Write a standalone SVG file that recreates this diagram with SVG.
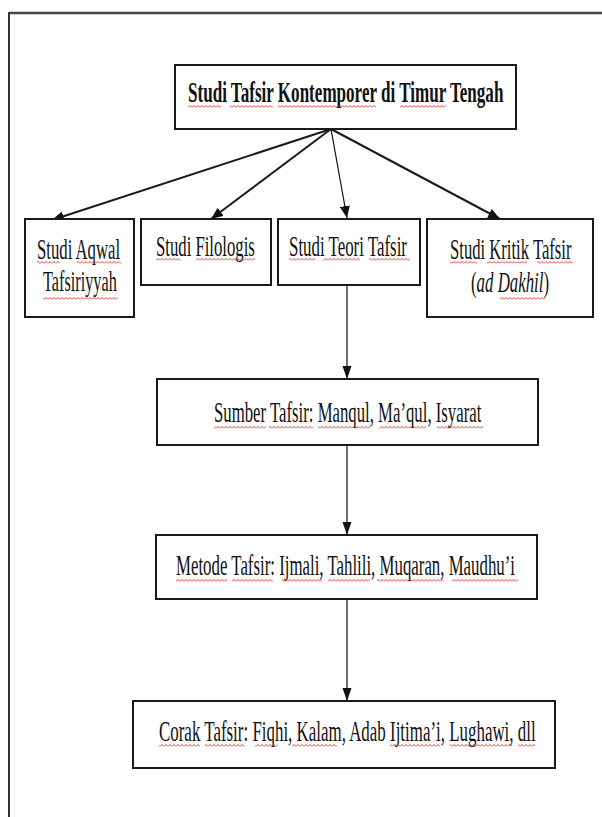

+ + + +

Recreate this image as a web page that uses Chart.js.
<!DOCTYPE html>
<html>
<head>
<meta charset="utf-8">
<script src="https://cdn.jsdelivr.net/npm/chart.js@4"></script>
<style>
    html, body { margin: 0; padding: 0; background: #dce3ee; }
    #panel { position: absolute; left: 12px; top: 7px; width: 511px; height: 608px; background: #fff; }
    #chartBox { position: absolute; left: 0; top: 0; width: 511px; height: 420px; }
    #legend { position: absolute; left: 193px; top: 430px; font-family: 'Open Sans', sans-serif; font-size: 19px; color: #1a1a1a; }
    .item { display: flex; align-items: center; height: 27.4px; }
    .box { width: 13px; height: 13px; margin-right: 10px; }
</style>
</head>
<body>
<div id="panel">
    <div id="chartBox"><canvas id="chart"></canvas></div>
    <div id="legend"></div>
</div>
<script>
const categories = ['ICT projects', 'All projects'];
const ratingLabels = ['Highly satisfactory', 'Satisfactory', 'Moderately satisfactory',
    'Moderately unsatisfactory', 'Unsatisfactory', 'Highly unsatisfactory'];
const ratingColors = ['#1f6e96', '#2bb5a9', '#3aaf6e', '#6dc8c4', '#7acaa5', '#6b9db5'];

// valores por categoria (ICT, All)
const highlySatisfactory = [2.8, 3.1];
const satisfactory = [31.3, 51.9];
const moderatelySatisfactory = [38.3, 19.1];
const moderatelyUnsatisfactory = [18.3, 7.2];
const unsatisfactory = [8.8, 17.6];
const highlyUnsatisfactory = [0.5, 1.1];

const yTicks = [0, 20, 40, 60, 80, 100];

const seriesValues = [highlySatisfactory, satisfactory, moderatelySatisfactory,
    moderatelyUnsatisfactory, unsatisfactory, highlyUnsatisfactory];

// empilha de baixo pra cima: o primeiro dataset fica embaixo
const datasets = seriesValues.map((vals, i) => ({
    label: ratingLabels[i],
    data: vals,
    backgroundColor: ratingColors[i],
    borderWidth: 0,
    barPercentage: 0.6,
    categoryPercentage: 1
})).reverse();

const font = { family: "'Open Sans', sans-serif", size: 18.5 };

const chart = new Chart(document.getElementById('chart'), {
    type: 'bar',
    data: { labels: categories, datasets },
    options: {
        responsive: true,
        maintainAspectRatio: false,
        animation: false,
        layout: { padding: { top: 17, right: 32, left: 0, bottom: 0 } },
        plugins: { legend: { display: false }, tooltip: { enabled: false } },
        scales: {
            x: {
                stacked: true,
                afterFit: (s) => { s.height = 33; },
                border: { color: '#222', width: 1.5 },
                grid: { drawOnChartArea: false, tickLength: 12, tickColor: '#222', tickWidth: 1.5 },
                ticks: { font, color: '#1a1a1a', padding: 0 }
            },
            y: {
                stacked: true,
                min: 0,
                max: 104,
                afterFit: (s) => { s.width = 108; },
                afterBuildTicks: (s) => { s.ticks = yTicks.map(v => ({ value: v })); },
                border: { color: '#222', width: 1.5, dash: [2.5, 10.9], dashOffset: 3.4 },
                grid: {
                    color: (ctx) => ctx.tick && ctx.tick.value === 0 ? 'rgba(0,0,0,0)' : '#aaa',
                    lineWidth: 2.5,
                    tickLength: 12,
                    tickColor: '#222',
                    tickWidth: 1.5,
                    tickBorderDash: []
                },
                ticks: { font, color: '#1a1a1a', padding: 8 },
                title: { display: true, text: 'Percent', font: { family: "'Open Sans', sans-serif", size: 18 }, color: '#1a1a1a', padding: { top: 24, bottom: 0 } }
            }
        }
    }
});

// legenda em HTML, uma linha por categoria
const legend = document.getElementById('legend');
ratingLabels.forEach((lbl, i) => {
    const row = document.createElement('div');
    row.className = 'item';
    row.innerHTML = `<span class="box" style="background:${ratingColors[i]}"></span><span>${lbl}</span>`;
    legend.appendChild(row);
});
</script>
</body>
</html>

+ + + +

### What is asked
Using the listing above, locate the lines that hold "this" and copy each one.

### Expected answer
Write a standalone SVG file that recreates this diagram with SVG.
Recreate this image as a web page that uses Chart.js.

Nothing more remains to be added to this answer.